カメリアの記事

意味があることやないことを綴ります

落書き - パンツァーの心得

パンツァーはプロット的な思考をしてはいけない

先々に何が起こると面白いかと考えてはならない

今書いている出来事に対して、次に何が起こったら面白いか、という視点が重要だ

プロッターのように全体を通して面白さを出そうとしてはいけない

読んでいる今が一番面白いように書く必要がある

つまり微分だ

ちょっと前の出来事からの流れとしてどうするのが面白いか

財布を拾ったら後になって大事件に巻き込まれて世界を救う展開を考えるのではない

拾った財布から魔王が飛び出す展開を考えるのだ

その先のことは魔王が飛び出してから考える

魔王が飛び出したのでは破綻するんじゃないか、などと考えてはいけない

恐怖を乗り越えて今一番面白い展開を作る

これこそがパンツァーだ

書き出し

書き出しはパンツァーにあっても重要だが、プロッターにとっての書き出しほど決定的な意味を持たない。

プロッターにとっては先々の展開を前にして適切な導入が求められる。これから面白くするための準備段階だ。

パンツァーは違う。先々のことは分からない。どんな書き出しであっても次の瞬間面白くする使命を負っているのがパンツァーだ。

面白さの方向性

パンツァーは常に面白い次を書かねばならないが、面白さの方向性について考えるとより素晴らしいかもしれない。この段になってプロット的な思考が入ってくる。

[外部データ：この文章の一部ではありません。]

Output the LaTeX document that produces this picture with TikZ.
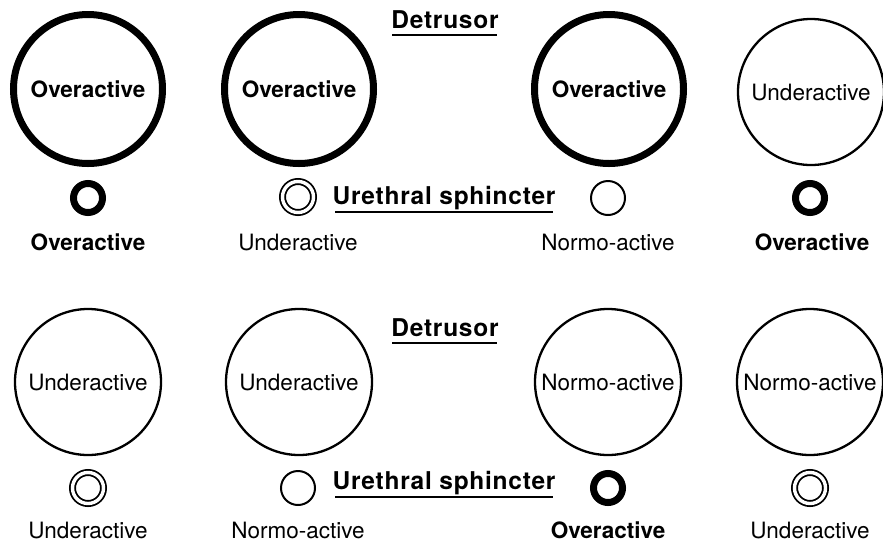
\documentclass[tikz,border=0pt]{standalone}
\usepackage{fontspec}
\setmainfont{TeX Gyre Heros}
\newfontfamily\titlefont[LetterSpace=3]{TeX Gyre Heros}
\begin{document}
\begin{tikzpicture}[x=1pt,y=-1pt,
  lab/.style={font=\fontsize{22.5}{24}\selectfont, inner sep=0pt},
  blab/.style={font=\fontsize{22.5}{24}\selectfont\bfseries, inner sep=0pt},
  bigthick/.style={circle, draw, line width=7pt, minimum size=149pt, inner sep=0pt, font=\fontsize{22.5}{24}\selectfont\bfseries},
  bigthin/.style={circle, draw, line width=2.3pt, minimum size=146pt, inner sep=0pt, font=\fontsize{22.5}{24}\selectfont},
  smthick/.style={circle, draw, line width=7pt, minimum size=29pt, inner sep=0pt},
  smthin/.style={circle, draw, line width=2pt, minimum size=34pt, inner sep=0pt},
  smdouble/.style={circle, draw, line width=1.8pt, double=white, double distance=3.4pt, minimum size=31pt, inner sep=0pt},
  title/.style={font=\titlefont\fontsize{24.5}{26}\selectfont\bfseries, inner sep=0pt},
  uline/.style={line width=1.4pt}
]
\useasboundingbox (0,0) rectangle (883,542);
% ---- top panel ----
\node[bigthick] (d1) at (88,89) {Overactive};
\node[bigthick] (d2) at (299,89) {Overactive};
\node[bigthick] (d3) at (609,89) {Overactive};
\node[bigthin] (d4) at (811,92) {Underactive};
\node[smthick] (s1) at (88,198) {};
\node[smdouble] (s2) at (298,197) {};
\node[smthin] (s3) at (608,198) {};
\node[smthick] (s4) at (810,198) {};
\node[blab] (l1) at (88,242) {Overactive};
\node[lab] (l2) at (298,242) {Underactive};
\node[lab] (l3) at (608,242) {Normo-active};
\node[blab] (l4) at (812,242) {Overactive};
\node[title] (t1) at (445,20) {Detrusor};
\coordinate (t1a) at (392,35); \coordinate (t1b) at (497,35);
\draw[uline] (t1a) -- (t1b);
\node[title] (u1) at (444,198) {Urethral sphincter};
\coordinate (u1a) at (335,212); \coordinate (u1b) at (553,212);
\draw[uline] (u1a) -- (u1b);
% ---- bottom panel ----
\node[bigthin] (e1) at (88,382) {Underactive};
\node[bigthin] (e2) at (299,382) {Underactive};
\node[bigthin] (e3) at (608,382) {Normo-active};
\node[bigthin] (e4) at (810,382) {Normo-active};
\node[smdouble] (r1) at (88,488) {};
\node[smthin] (r2) at (298,488) {};
\node[smthick] (r3) at (608,488) {};
\node[smdouble] (r4) at (810,488) {};
\node[lab] (m1) at (88,530) {Underactive};
\node[lab] (m2) at (298,530) {Normo-active};
\node[blab] (m3) at (608,530) {Overactive};
\node[lab] (m4) at (810,530) {Underactive};
\node[title] (t2) at (445,328) {Detrusor};
\coordinate (t2a) at (392,343); \coordinate (t2b) at (497,343);
\draw[uline] (t2a) -- (t2b);
\node[title] (u2) at (444,483) {Urethral sphincter};
\coordinate (u2a) at (335,497); \coordinate (u2b) at (553,497);
\draw[uline] (u2a) -- (u2b);
\end{tikzpicture}
\end{document}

単にシーンが面白いことは大切だが、その先のシーンを思い浮かべて高揚感を募らせる面白さというのもあるだろう。期待感だ。

フラストレーションを溜めるシーンは代表的だろう。溜まったフラストレーションを爆発させてくれるだろう、と期待が高まる。

またハラハラするシーンはどうだろうか。元々ハラハラ自体が面白さなのだが、その先にある上手くいったときの安心感を求めて期待が高まる。ご褒美が待っているかもしれないし。

つじつま合わせの戦い

因縁の敵キャラクターを退場させたなら、しかしそのキャラクターは必ず戻ってくる。戻ってくる必要がある。再登場するときに、どうやって戻ってきたかは重要だ。グズグズな設定では興ざめになる。

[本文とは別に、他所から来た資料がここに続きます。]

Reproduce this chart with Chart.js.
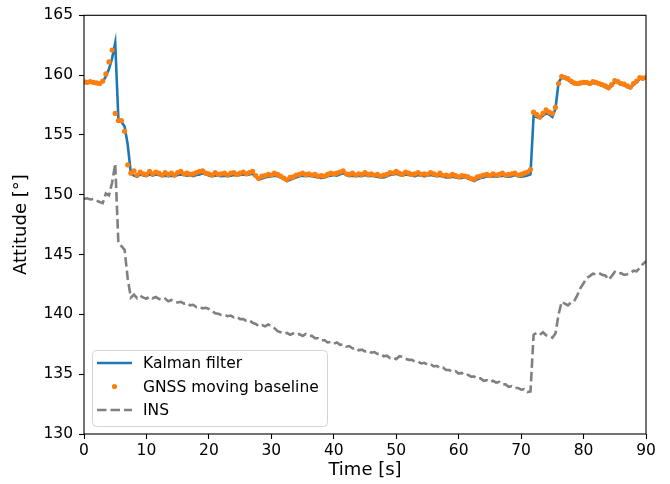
<!DOCTYPE html>
<html>
<head>
<meta charset="utf-8">
<script src="https://cdn.jsdelivr.net/npm/chart.js@4.4.0/dist/chart.umd.min.js"></script>
<style>
  html, body { margin: 0; padding: 0; background: #fff; }
  #wrap { width: 670px; height: 484px; position: relative; }
</style>
</head>
<body>
<div id="wrap"><canvas id="chart"></canvas></div>
<script>
// samples every 0.5 s
const sampleStep = 0.5;

const kalman = [
  159.35, 159.35, 159.4, 159.35, 159.3, 159.3, 159.45, 159.9, 160.5, 161.4,
  162.7, 156.4, 156.1, 155.7, 154.2, 151.8, 151.6, 151.5, 151.7, 151.6,
  151.55, 151.7, 151.6, 151.7, 151.65, 151.55, 151.6, 151.55, 151.6, 151.55,
  151.65, 151.7, 151.65, 151.6, 151.65, 151.55, 151.65, 151.7, 151.8, 151.7,
  151.6, 151.55, 151.6, 151.6, 151.55, 151.6, 151.55, 151.6, 151.65, 151.6,
  151.65, 151.7, 151.65, 151.7, 151.75, 151.5, 151.25, 151.35, 151.45, 151.5,
  151.55, 151.6, 151.55, 151.45, 151.3, 151.15, 151.25, 151.35, 151.45, 151.55,
  151.6, 151.55, 151.6, 151.55, 151.5, 151.45, 151.4, 151.45, 151.55, 151.6,
  151.65, 151.6, 151.7, 151.8, 151.65, 151.55, 151.6, 151.55, 151.6, 151.55,
  151.65, 151.55, 151.6, 151.55, 151.5, 151.45, 151.45, 151.55, 151.65, 151.7,
  151.75, 151.65, 151.6, 151.7, 151.65, 151.6, 151.55, 151.65, 151.6, 151.55,
  151.6, 151.65, 151.6, 151.55, 151.6, 151.5, 151.45, 151.45, 151.5, 151.45,
  151.4, 151.4, 151.45, 151.35, 151.25, 151.15, 151.3, 151.4, 151.45, 151.55,
  151.5, 151.55, 151.5, 151.55, 151.6, 151.55, 151.5, 151.55, 151.65, 151.55,
  151.5, 151.55, 151.6, 151.7, 156.6, 156.5, 156.4, 156.6, 156.8, 156.7,
  156.5, 157.2, 159.4, 159.8, 159.7, 159.6, 159.4, 159.25, 159.2, 159.25,
  159.3, 159.3, 159.2, 159.35, 159.3, 159.2, 159.1, 159.0, 158.85, 159.1,
  159.45, 159.35, 159.2, 159.15, 159.0, 158.9, 159.2, 159.4, 159.7, 159.65,
  159.75
];

const gnss = [
  159.45, 159.4, 159.45, 159.4, 159.35, 159.3, 159.5, 160.1, 161.1, 162.1,
  156.8, 156.2, 156.2, 155.3, 152.5, 151.8, 152.0, 151.65, 151.9, 151.75,
  151.7, 151.95, 151.75, 151.9, 151.8, 151.65, 151.85, 151.7, 151.8, 151.65,
  151.85, 151.95, 151.75, 151.8, 151.7, 151.75, 151.85, 151.95, 152.0, 151.8,
  151.75, 151.65, 151.85, 151.7, 151.75, 151.8, 151.65, 151.8, 151.85, 151.7,
  151.8, 151.9, 151.75, 151.85, 151.95, 151.6, 151.35, 151.55, 151.6, 151.7,
  151.65, 151.8, 151.7, 151.55, 151.4, 151.25, 151.45, 151.5, 151.65, 151.7,
  151.8, 151.7, 151.75, 151.65, 151.7, 151.55, 151.6, 151.55, 151.7, 151.8,
  151.75, 151.8, 151.9, 152.0, 151.75, 151.7, 151.8, 151.65, 151.75, 151.7,
  151.85, 151.7, 151.75, 151.65, 151.7, 151.55, 151.65, 151.7, 151.85, 151.8,
  151.95, 151.8, 151.7, 151.9, 151.8, 151.7, 151.75, 151.85, 151.7, 151.75,
  151.7, 151.85, 151.75, 151.65, 151.8, 151.6, 151.65, 151.55, 151.7, 151.6,
  151.5, 151.6, 151.55, 151.5, 151.35, 151.3, 151.5, 151.55, 151.65, 151.7,
  151.6, 151.75, 151.65, 151.7, 151.8, 151.65, 151.7, 151.75, 151.8, 151.65,
  151.7, 151.8, 151.9, 152.1, 156.9, 156.7, 156.5, 156.8, 157.1, 156.9,
  156.8, 157.3, 159.3, 159.9, 159.8, 159.7, 159.5, 159.35, 159.3, 159.35,
  159.4, 159.4, 159.3, 159.45, 159.4, 159.3, 159.2, 159.1, 158.95, 159.2,
  159.55, 159.45, 159.3, 159.25, 159.1, 159.0, 159.3, 159.5, 159.8, 159.75,
  159.8
];

const ins = [
  149.65, 149.7, 149.6, 149.65, 149.5, 149.4, 149.3, 150.1, 149.95, 151.0,
  152.6, 146.0, 145.7, 145.4, 143.0, 141.4, 141.65, 141.35, 141.55, 141.4,
  141.3, 141.5, 141.35, 141.45, 141.3, 141.2, 141.3, 141.1, 141.2, 141.05,
  141.0, 141.05, 140.9, 140.95, 140.75, 140.8, 140.6, 140.65, 140.5, 140.55,
  140.45, 140.3, 140.1, 140.05, 139.95, 139.95, 139.85, 139.9, 139.75, 139.8,
  139.6, 139.6, 139.45, 139.5, 139.3, 139.2, 139.0, 139.1, 139.0, 139.15,
  139.05, 138.85, 138.6, 138.5, 138.4, 138.45, 138.3, 138.4, 138.3, 138.35,
  138.2, 138.35, 138.2, 138.2, 138.0, 138.0, 137.8, 137.85, 137.65, 137.7,
  137.55, 137.65, 137.45, 137.5, 137.3, 137.35, 137.15, 137.2, 137.0, 137.05,
  136.9, 136.95, 136.8, 136.85, 136.7, 136.7, 136.5, 136.55, 136.35, 136.4,
  136.25, 136.5, 136.45, 136.3, 136.2, 136.2, 136.05, 136.05, 135.9, 135.95,
  135.8, 135.85, 135.65, 135.7, 135.5, 135.55, 135.35, 135.35, 135.2, 135.25,
  135.05, 135.1, 134.9, 134.95, 134.8, 134.8, 134.65, 134.65, 134.45, 134.5,
  134.35, 134.45, 134.3, 134.35, 134.15, 134.15, 133.95, 134.0, 133.85, 133.85,
  133.7, 133.75, 133.5, 133.55, 138.3, 138.45, 138.3, 138.5, 138.25, 138.2,
  138.05, 138.4, 140.0, 141.05, 140.9, 140.75, 141.0, 141.1, 141.6, 142.2,
  142.6, 143.05, 143.2, 143.4, 143.35, 143.45, 143.3, 143.25, 142.9, 143.2,
  143.55, 143.4, 143.45, 143.3, 143.35, 143.45, 143.65, 143.6, 143.9, 144.2,
  144.45
];

const xTicks = [0, 10, 20, 30, 40, 50, 60, 70, 80, 90];
const yTicks = [130, 135, 140, 145, 150, 155, 160, 165];
const names = ["Kalman filter", "GNSS moving baseline", "INS"];

const time = kalman.map((v, i) => i * sampleStep);
const pts = (vals) => vals.map((v, i) => ({ x: time[i], y: v }));

const FONT = "'DejaVu Sans', sans-serif";

// black frame on all four sides, like matplotlib axes
const framePlugin = {
  id: 'frame',
  afterDraw(chart) {
    const a = chart.chartArea, ctx = chart.ctx;
    ctx.save();
    ctx.strokeStyle = '#000';
    ctx.lineWidth = 1.1;
    ctx.strokeRect(a.left, a.top, a.right - a.left, a.bottom - a.top);
    ctx.restore();
  }
};

// legend box in the lower left corner
const boxLegend = {
  id: 'boxLegend',
  afterDraw(chart) {
    const a = chart.chartArea, ctx = chart.ctx;
    const ds = chart.data.datasets;
    const x0 = a.left + 8, y0 = a.bottom - 84, w = 235, h = 76, r = 4;
    ctx.save();
    ctx.beginPath();
    ctx.roundRect(x0 + 0.5, y0 + 0.5, w, h, r);
    ctx.fillStyle = 'rgba(255,255,255,0.8)';
    ctx.fill();
    ctx.strokeStyle = '#d4d4d4';
    ctx.lineWidth = 1;
    ctx.stroke();

    const rowY = [y0 + 13, y0 + 36.5, y0 + 60];
    const lx0 = x0 + 5, lx1 = x0 + 40;
    // Kalman line
    ctx.beginPath();
    ctx.strokeStyle = ds[0].borderColor;
    ctx.lineWidth = ds[0].borderWidth;
    ctx.moveTo(lx0, rowY[0]); ctx.lineTo(lx1, rowY[0]);
    ctx.stroke();
    // GNSS dot
    ctx.beginPath();
    ctx.fillStyle = ds[1].backgroundColor;
    ctx.arc((lx0 + lx1) / 2, rowY[1], ds[1].pointRadius, 0, Math.PI * 2);
    ctx.fill();
    // INS dashed
    ctx.beginPath();
    ctx.strokeStyle = ds[2].borderColor;
    ctx.lineWidth = ds[2].borderWidth;
    ctx.setLineDash(ds[2].borderDash);
    ctx.moveTo(lx0, rowY[2]); ctx.lineTo(lx1, rowY[2]);
    ctx.stroke();
    ctx.setLineDash([]);

    ctx.fillStyle = '#000';
    ctx.font = '15.5px ' + FONT;
    ctx.textBaseline = 'middle';
    names.forEach((n, i) => ctx.fillText(n, x0 + 51, rowY[i] + 1));
    ctx.restore();
  }
};

new Chart(document.getElementById('chart'), {
  type: 'line',
  data: {
    datasets: [{
      label: names[0],
      data: pts(kalman),
      borderColor: '#1f77b4',
      borderWidth: 2.6,
      pointRadius: 0,
      tension: 0,
      order: 3
    }, {
      label: names[1],
      data: pts(gnss),
      showLine: false,
      backgroundColor: '#ff7f0e',
      borderColor: '#ff7f0e',
      borderWidth: 0,
      pointRadius: 2.6,
      order: 2
    }, {
      label: names[2],
      data: pts(ins),
      borderColor: '#808080',
      borderWidth: 2.6,
      borderDash: [9.5, 4],
      pointRadius: 0,
      tension: 0,
      order: 1
    }]
  },
  options: {
    responsive: true,
    maintainAspectRatio: false,
    animation: false,
    events: [],
    layout: { padding: { left: 0, top: 14, right: 24, bottom: 0 } },
    plugins: {
      legend: { display: false },
      tooltip: { enabled: false }
    },
    scales: {
      x: {
        type: 'linear',
        min: 0,
        max: 90,
        afterBuildTicks: (s) => { s.ticks = xTicks.map(v => ({ value: v })); },
        afterFit: (s) => { s.height = 50; },
        border: { display: false },
        grid: { drawOnChartArea: false, drawTicks: true, tickLength: 5, color: '#000', tickWidth: 1.1 },
        ticks: { color: '#000', font: { family: FONT, size: 15.5 }, padding: 3, maxRotation: 0 },
        title: { display: true, text: 'Time [s]', color: '#000', font: { family: FONT, size: 18 }, padding: { top: 0, bottom: 3 } }
      },
      y: {
        min: 130,
        max: 165,
        afterBuildTicks: (s) => { s.ticks = yTicks.map(v => ({ value: v })); },
        afterFit: (s) => { s.width = 84; },
        border: { display: false },
        grid: { drawOnChartArea: false, drawTicks: true, tickLength: 5, color: '#000', tickWidth: 1.1 },
        ticks: { color: '#000', font: { family: FONT, size: 15.5 }, padding: 6 },
        title: { display: true, text: 'Attitude [°]', color: '#000', font: { family: FONT, size: 18 }, padding: { top: 11, bottom: 0 } }
      }
    }
  },
  plugins: [framePlugin, boxLegend]
});
</script>
</body>
</html>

どうやって戻ってくるのか事前に伏線を張っておく必要もあるかもしれない。この場合は多少なりともプロット的な思考が必要になる。このキャラクターが先々どうなって戻ってくるのか、を決めておくことになるからだ。

場合によっては書き終わった部分に戻って伏線を張ることになるかもしれない。この程度の手戻りは仕方がない。許容範囲だ。だが大改稿などまっぴら御免である。そうならないためには執筆中の展開が過去の変容を必要としないものにするといいだろう。

面白くするには手段を選んでいられないが、選べる段階にあるなら過去に影響しないで前方に投射するような展開を選択したい。新たな要素の追加が思い当たる。崖から落ちた因縁の敵キャラクターが助かるはずがない。はずがないけど別の誰かが助けたかもしれない。この「別の誰か」が新たな要素だ。あまりこの手を使うと収拾がつかなくなるので注意したいが。

そう考えると小説制作で言われる「広げた風呂敷をたたむ」という言い回しはパンツァーにとっての話なのかもしれない。プロッターは基本的に終わりを決めてから計画的に途中を作っていくので、広げた風呂敷がたためない、というのは起こりにくいはずだ。

クライマックス

常に面白い展開を書こうとすれば発展的になりがちだ。それでも程々で終わりにしないといけない。終わりの面白さを考えたい。面白くするには終わらせる必要があるのだ!ということだ。クライマックスと言えるだろう。諸々の物事が極まって激烈な反応を起こす。

プロッターは終着点へ向けて全てを凝縮していく。パンツァーはこれまでまいてきた種が芽吹いたものを一つずつ収穫する面白さを提供する。そのためにはアイデアを搾って美味しく食べられるようにしないといけない。慣れたパンツァーはプロット的な思考をして回収され方を事前に想定して書いているかもしれない。

おわりに

よほど極まったプロッターであってもパンツィング的な書き方をする。一文の単位までプロットで決めることはない。シーンの中のやり取りまで決めたら、どんな文章で色づけするのか感覚的な判断をするだろう。

ひるがえってパンツァーであってもプロッティング的な考え方をしてもいい。むしろ取り入れるべきだ。自分に合った割合でハイブリッドにするのがいい。1エピソード分のプロットを考えると上手くいくならそれでいい。視野を広げて美味いところをGETしよう。